─── MATERIAL TO PROCESS ───

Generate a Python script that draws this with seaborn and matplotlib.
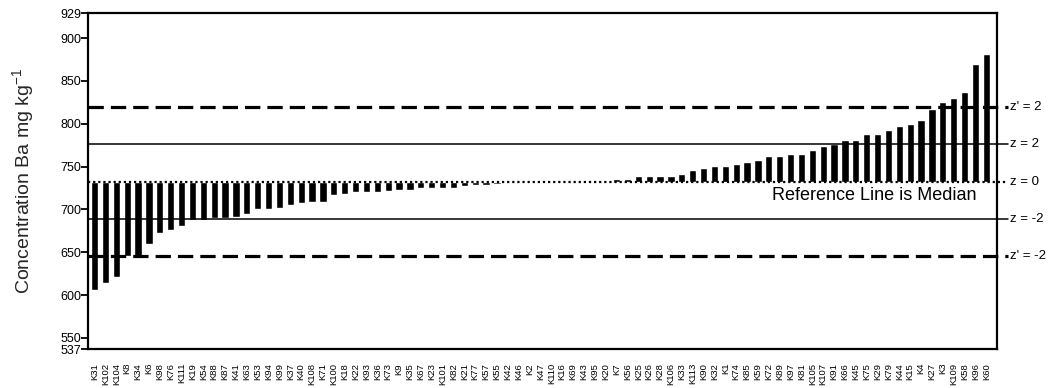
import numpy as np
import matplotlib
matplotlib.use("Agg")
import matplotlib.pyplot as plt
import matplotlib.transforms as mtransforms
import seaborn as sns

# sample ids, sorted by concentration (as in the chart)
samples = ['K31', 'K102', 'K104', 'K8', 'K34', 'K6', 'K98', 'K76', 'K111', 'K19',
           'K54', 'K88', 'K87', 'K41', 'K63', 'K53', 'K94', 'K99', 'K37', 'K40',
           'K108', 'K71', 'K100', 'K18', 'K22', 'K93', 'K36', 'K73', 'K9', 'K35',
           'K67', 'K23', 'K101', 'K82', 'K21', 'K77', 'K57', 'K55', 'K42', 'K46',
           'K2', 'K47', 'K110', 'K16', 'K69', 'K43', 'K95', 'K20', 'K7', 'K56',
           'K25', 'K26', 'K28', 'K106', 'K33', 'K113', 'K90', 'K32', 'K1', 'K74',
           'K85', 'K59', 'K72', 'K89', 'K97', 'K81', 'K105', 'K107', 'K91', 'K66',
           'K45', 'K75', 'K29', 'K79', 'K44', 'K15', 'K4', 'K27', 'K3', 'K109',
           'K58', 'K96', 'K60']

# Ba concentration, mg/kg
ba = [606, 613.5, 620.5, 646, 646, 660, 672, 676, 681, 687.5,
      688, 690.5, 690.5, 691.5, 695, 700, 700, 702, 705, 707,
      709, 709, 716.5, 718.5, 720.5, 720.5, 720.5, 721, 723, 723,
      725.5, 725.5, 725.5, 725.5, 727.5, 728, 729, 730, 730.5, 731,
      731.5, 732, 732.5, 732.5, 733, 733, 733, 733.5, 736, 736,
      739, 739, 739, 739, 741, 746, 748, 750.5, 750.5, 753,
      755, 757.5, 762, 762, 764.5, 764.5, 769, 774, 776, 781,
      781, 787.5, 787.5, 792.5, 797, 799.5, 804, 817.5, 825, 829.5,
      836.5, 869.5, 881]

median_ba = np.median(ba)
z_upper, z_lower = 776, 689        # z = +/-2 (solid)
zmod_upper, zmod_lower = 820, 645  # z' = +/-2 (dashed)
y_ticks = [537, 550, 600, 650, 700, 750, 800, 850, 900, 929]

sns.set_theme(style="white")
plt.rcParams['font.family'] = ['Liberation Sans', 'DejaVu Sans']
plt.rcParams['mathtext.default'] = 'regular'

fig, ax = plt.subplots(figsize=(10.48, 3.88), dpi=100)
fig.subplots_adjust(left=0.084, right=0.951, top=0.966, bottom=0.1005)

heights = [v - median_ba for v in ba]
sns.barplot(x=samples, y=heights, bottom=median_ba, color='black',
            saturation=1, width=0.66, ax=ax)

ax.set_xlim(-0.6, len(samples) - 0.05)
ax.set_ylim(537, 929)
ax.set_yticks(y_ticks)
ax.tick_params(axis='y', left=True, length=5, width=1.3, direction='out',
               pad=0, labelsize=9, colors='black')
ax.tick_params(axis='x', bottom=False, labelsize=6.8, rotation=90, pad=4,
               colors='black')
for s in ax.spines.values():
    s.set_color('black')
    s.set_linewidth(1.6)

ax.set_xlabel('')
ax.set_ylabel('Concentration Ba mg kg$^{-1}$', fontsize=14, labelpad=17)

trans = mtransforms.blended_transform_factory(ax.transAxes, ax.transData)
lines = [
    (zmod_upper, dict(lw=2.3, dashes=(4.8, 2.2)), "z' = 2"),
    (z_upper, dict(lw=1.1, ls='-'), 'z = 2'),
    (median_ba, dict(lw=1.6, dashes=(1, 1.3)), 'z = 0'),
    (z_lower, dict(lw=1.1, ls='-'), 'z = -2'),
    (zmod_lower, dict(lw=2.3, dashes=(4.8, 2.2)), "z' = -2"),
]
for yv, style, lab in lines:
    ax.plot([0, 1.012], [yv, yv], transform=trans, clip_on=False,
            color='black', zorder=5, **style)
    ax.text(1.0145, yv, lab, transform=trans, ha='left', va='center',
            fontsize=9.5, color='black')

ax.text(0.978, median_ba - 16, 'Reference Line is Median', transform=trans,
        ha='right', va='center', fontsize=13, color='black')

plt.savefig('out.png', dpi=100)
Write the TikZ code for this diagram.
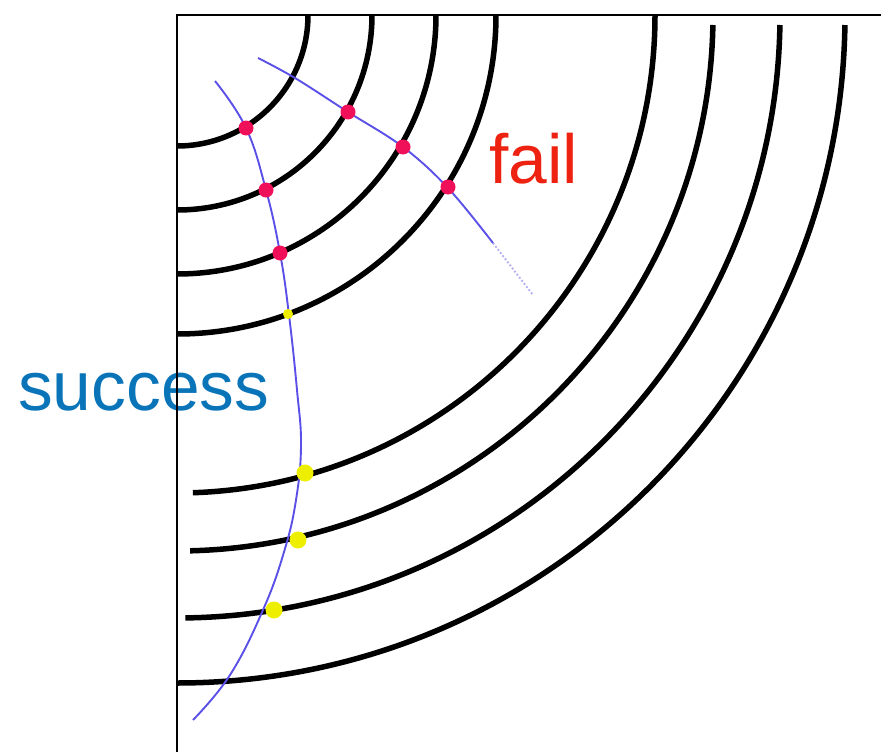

───

[YOUR GOAL] With the pictures omitted, reproduce the records in full and exactly.

[TASK RESULT]
Generate a Python script that draws this with seaborn and matplotlib.
import numpy as np
import matplotlib
matplotlib.use("Agg")
import matplotlib.pyplot as plt
import matplotlib.transforms as mtransforms
import seaborn as sns

# sample ids, sorted by concentration (as in the chart)
samples = ['K31', 'K102', 'K104', 'K8', 'K34', 'K6', 'K98', 'K76', 'K111', 'K19',
           'K54', 'K88', 'K87', 'K41', 'K63', 'K53', 'K94', 'K99', 'K37', 'K40',
           'K108', 'K71', 'K100', 'K18', 'K22', 'K93', 'K36', 'K73', 'K9', 'K35',
           'K67', 'K23', 'K101', 'K82', 'K21', 'K77', 'K57', 'K55', 'K42', 'K46',
           'K2', 'K47', 'K110', 'K16', 'K69', 'K43', 'K95', 'K20', 'K7', 'K56',
           'K25', 'K26', 'K28', 'K106', 'K33', 'K113', 'K90', 'K32', 'K1', 'K74',
           'K85', 'K59', 'K72', 'K89', 'K97', 'K81', 'K105', 'K107', 'K91', 'K66',
           'K45', 'K75', 'K29', 'K79', 'K44', 'K15', 'K4', 'K27', 'K3', 'K109',
           'K58', 'K96', 'K60']

# Ba concentration, mg/kg
ba = [606, 613.5, 620.5, 646, 646, 660, 672, 676, 681, 687.5,
      688, 690.5, 690.5, 691.5, 695, 700, 700, 702, 705, 707,
      709, 709, 716.5, 718.5, 720.5, 720.5, 720.5, 721, 723, 723,
      725.5, 725.5, 725.5, 725.5, 727.5, 728, 729, 730, 730.5, 731,
      731.5, 732, 732.5, 732.5, 733, 733, 733, 733.5, 736, 736,
      739, 739, 739, 739, 741, 746, 748, 750.5, 750.5, 753,
      755, 757.5, 762, 762, 764.5, 764.5, 769, 774, 776, 781,
      781, 787.5, 787.5, 792.5, 797, 799.5, 804, 817.5, 825, 829.5,
      836.5, 869.5, 881]

median_ba = np.median(ba)
z_upper, z_lower = 776, 689        # z = +/-2 (solid)
zmod_upper, zmod_lower = 820, 645  # z' = +/-2 (dashed)
y_ticks = [537, 550, 600, 650, 700, 750, 800, 850, 900, 929]

sns.set_theme(style="white")
plt.rcParams['font.family'] = ['Liberation Sans', 'DejaVu Sans']
plt.rcParams['mathtext.default'] = 'regular'

fig, ax = plt.subplots(figsize=(10.48, 3.88), dpi=100)
fig.subplots_adjust(left=0.084, right=0.951, top=0.966, bottom=0.1005)

heights = [v - median_ba for v in ba]
sns.barplot(x=samples, y=heights, bottom=median_ba, color='black',
            saturation=1, width=0.66, ax=ax)

ax.set_xlim(-0.6, len(samples) - 0.05)
ax.set_ylim(537, 929)
ax.set_yticks(y_ticks)
ax.tick_params(axis='y', left=True, length=5, width=1.3, direction='out',
               pad=0, labelsize=9, colors='black')
ax.tick_params(axis='x', bottom=False, labelsize=6.8, rotation=90, pad=4,
               colors='black')
for s in ax.spines.values():
    s.set_color('black')
    s.set_linewidth(1.6)

ax.set_xlabel('')
ax.set_ylabel('Concentration Ba mg kg$^{-1}$', fontsize=14, labelpad=17)

trans = mtransforms.blended_transform_factory(ax.transAxes, ax.transData)
lines = [
    (zmod_upper, dict(lw=2.3, dashes=(4.8, 2.2)), "z' = 2"),
    (z_upper, dict(lw=1.1, ls='-'), 'z = 2'),
    (median_ba, dict(lw=1.6, dashes=(1, 1.3)), 'z = 0'),
    (z_lower, dict(lw=1.1, ls='-'), 'z = -2'),
    (zmod_lower, dict(lw=2.3, dashes=(4.8, 2.2)), "z' = -2"),
]
for yv, style, lab in lines:
    ax.plot([0, 1.012], [yv, yv], transform=trans, clip_on=False,
            color='black', zorder=5, **style)
    ax.text(1.0145, yv, lab, transform=trans, ha='left', va='center',
            fontsize=9.5, color='black')

ax.text(0.978, median_ba - 16, 'Reference Line is Median', transform=trans,
        ha='right', va='center', fontsize=13, color='black')

plt.savefig('out.png', dpi=100)
Write the TikZ code for this diagram.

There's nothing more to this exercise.